Mission Not Impossible: The Kosher Jew in a Non-Kosher Milieu

June 12, 2008

It is well-known that when Robert A. Heinlein entitled his most famous novel, “Stranger in a Strange Land,” he adopted a phrase from the book of Exodus. Very often, the kosher consumer feels like a stranger in a strange land. Whether it’s an executive in a hotel during a business trip, or a Ba’al Teshuvah in his parents’ home, kosher consumers must sometimes navigate their way in a nonkosher kitchen. The purpose of this presentation is to offer some points of guidance to those faced with such challenges.

Typically, people like to eat a hot meal. How does one render a nonkosher stove or oven fit for kosher usage?

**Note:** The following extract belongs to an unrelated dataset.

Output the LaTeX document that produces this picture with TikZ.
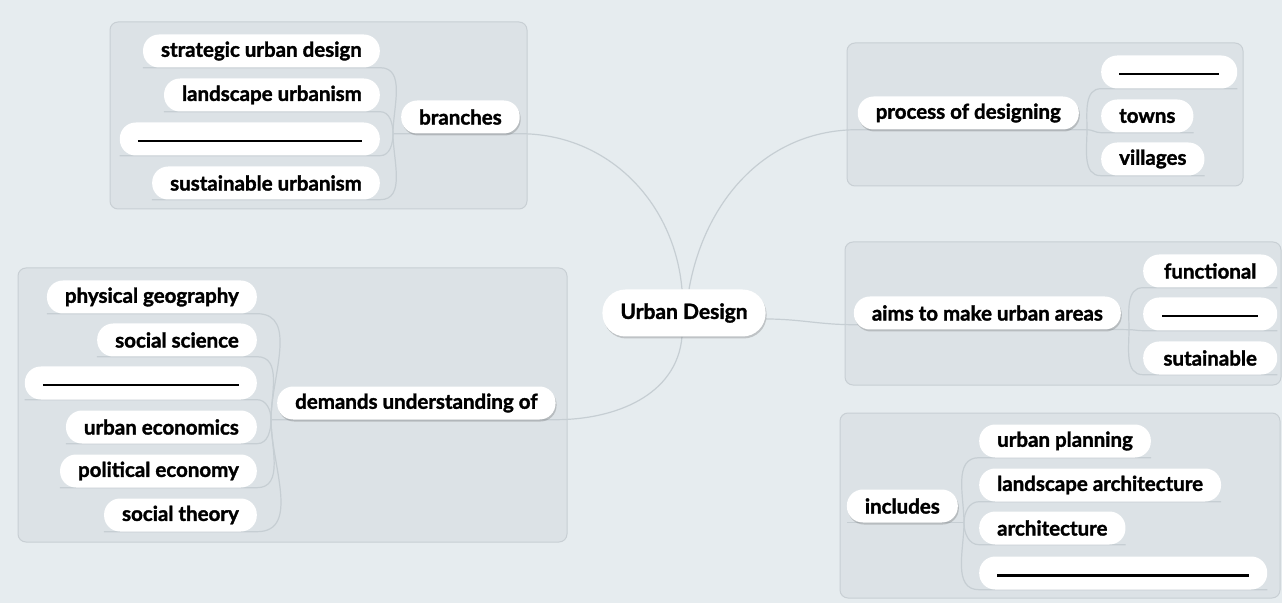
\documentclass[tikz,border=0pt]{standalone}
\usepackage{fontspec}
\setmainfont{Lato}[BoldFeatures={FakeBold=1.6}]
\usetikzlibrary{shadows}

\definecolor{bgcol}{HTML}{E6ECEF}
\definecolor{boxcol}{HTML}{DCE2E6}
\definecolor{boxline}{HTML}{C8CFD4}
\definecolor{linkcol}{HTML}{C6CED3}

\pgfdeclarelayer{back}
\pgfdeclarelayer{links}
\pgfsetlayers{back,links,main}

\tikzset{
    group/.style={fill=boxcol, draw=boxline, line width=1pt, rounded corners=8pt},
    pill/.style={fill=white, rounded corners=16pt, minimum height=33pt, inner xsep=18pt, inner ysep=0pt,
        font=\fontsize{20.5}{22}\selectfont\bfseries},
    parent/.style={pill, drop shadow={shadow xshift=1pt, shadow yshift=-2pt, opacity=0.25, fill=black!70}},
    link/.style={draw=linkcol, line width=1.2pt},
}
\newcommand{\blankline}[1]{\rule[-7pt]{#1}{2.2pt}}

\begin{document}
\begin{tikzpicture}[x=1pt,y=1pt]
    % centre
    \node[parent, minimum height=47pt, rounded corners=23pt, font=\fontsize{21}{23}\selectfont\bfseries] (center) at (684,290) {Urban Design};

    % branches
    \node[parent, anchor=west] (branches) at (401,486) {branches};
    \node[pill, anchor=east] (br1) at (380,552) {strategic urban design};
    \node[pill, anchor=east] (br2) at (380,508) {landscape urbanism};
    \node[pill, anchor=east] (br3) at (380,464) {\blankline{224pt}};
    \node[pill, anchor=east] (br4) at (380,420) {sustainable urbanism};
    \coordinate (bj) at ([xshift=-8pt]branches.south west);

    % process of designing
    \node[parent, anchor=east] (process) at (1079,490) {process of designing};
    \node[pill, anchor=west] (pr1) at (1101,531) {\blankline{100pt}};
    \node[pill, anchor=west] (pr2) at (1101,487) {towns};
    \node[pill, anchor=west] (pr3) at (1101,444) {villages};
    \coordinate (pj) at ([xshift=8pt]process.south east);

    % aims to make urban areas
    \node[parent, anchor=east] (aims) at (1121,290) {aims to make urban areas};
    \node[pill, anchor=west, minimum width=134pt] (ai1) at (1143,332) {functional};
    \node[pill, anchor=west, minimum width=134pt] (ai2) at (1143,289) {\blankline{96pt}};
    \node[pill, anchor=west, minimum width=134pt] (ai3) at (1143,245) {sutainable};
    \coordinate (aj) at ([xshift=8pt]aims.south east);

    % includes
    \node[parent, anchor=east] (includes) at (958,97) {includes};
    \node[pill, anchor=west] (in1) at (979,162) {urban planning};
    \node[pill, anchor=west] (in2) at (979,118) {landscape architecture};
    \node[pill, anchor=west] (in3) at (979,75) {architecture};
    \node[pill, anchor=west] (in4) at (979,30) {\blankline{252pt}};
    \coordinate (ij) at ([xshift=6pt]includes.south east);

    % demands understanding of
    \node[parent, anchor=west] (demands) at (277,200) {demands understanding of};
    \node[pill, anchor=east] (de1) at (257,306) {physical geography};
    \node[pill, anchor=east] (de2) at (257,263) {social science};
    \node[pill, anchor=east] (de3) at (257,220) {\blankline{196pt}};
    \node[pill, anchor=east] (de4) at (257,176) {urban economics};
    \node[pill, anchor=east] (de5) at (257,132) {political economy};
    \node[pill, anchor=east] (de6) at (257,88) {social theory};
    \coordinate (dj) at ([xshift=-6pt]demands.south west);

    \begin{pgfonlayer}{back}
        \fill[bgcol] (0,0) rectangle (1282,603);
        \draw[group] (110,394) rectangle (527,581);
        \draw[group] (847,417) rectangle (1243,560);
        \draw[group] (845,218) rectangle (1281,361);
        \draw[group] (840,5) rectangle (1280,190);
        \draw[group] (18,61) rectangle (567,335);
    \end{pgfonlayer}

    \begin{pgfonlayer}{links}
        \draw[link] (bj) -- (branches.south east) to[out=0,in=95] ([xshift=-2pt]center.north);
        \draw[link] ([xshift=5pt]center.north) to[out=80,in=180] (process.south west) -- (pj);
        \draw[link] ([yshift=-6pt]center.east) to[out=0,in=180] ([yshift=5pt]aims.south west) -- (aj);
        \draw[link] ([xshift=-2pt]center.south) to[out=-95,in=0] (demands.south east) -- (dj);
        \draw[link] (ij) -- (includes.south west);

        \foreach \c/\o in {br1/90,br2/90,br3/-90,br4/-90}
            \draw[link] (bj) to[out=\o,in=0] (\c.south east) -- (\c.south west);
        \foreach \c/\o in {de1/90,de2/90,de3/90,de4/-90,de5/-90,de6/-90}
            \draw[link] (dj) to[out=\o,in=0] (\c.south east) -- (\c.south west);
        \foreach \c/\o in {pr1/90,pr2/0,pr3/-90}
            \draw[link] (pj) to[out=\o,in=180] (\c.south west) -- (\c.south east);
        \foreach \c/\o in {ai1/90,ai2/0,ai3/-90}
            \draw[link] (aj) to[out=\o,in=180] (\c.south west) -- (\c.south east);
        \foreach \c/\o in {in1/90,in2/90,in3/-90,in4/-90}
            \draw[link] (ij) to[out=\o,in=180] (\c.south west) -- (\c.south east);
    \end{pgfonlayer}
\end{tikzpicture}
\end{document}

Typically, kosherizing takes two forms: either the application of boiling water or steam to the nonkosher utensil or the application of dry heat. The use of water or steam is called “Hag’alah” and the use of dry heat is called “Libbun.” The principle that underlies kosherizing is known in the halachic literature as, “K’Bohl’o, Kach Pohlto.” This principle teaches us that the process for kosherizing a utensil involves a recapitulation of the process that rendered it nonkosher. For example, if one cooked nonkosher beef stew in a pot, the process of kosherizing will involve bringing water to a boil in that pot. Similarly, if one fried a nonkosher cheese omelet in a pan, the process of kosherizing the pan will involve the application of dry heat to the pan.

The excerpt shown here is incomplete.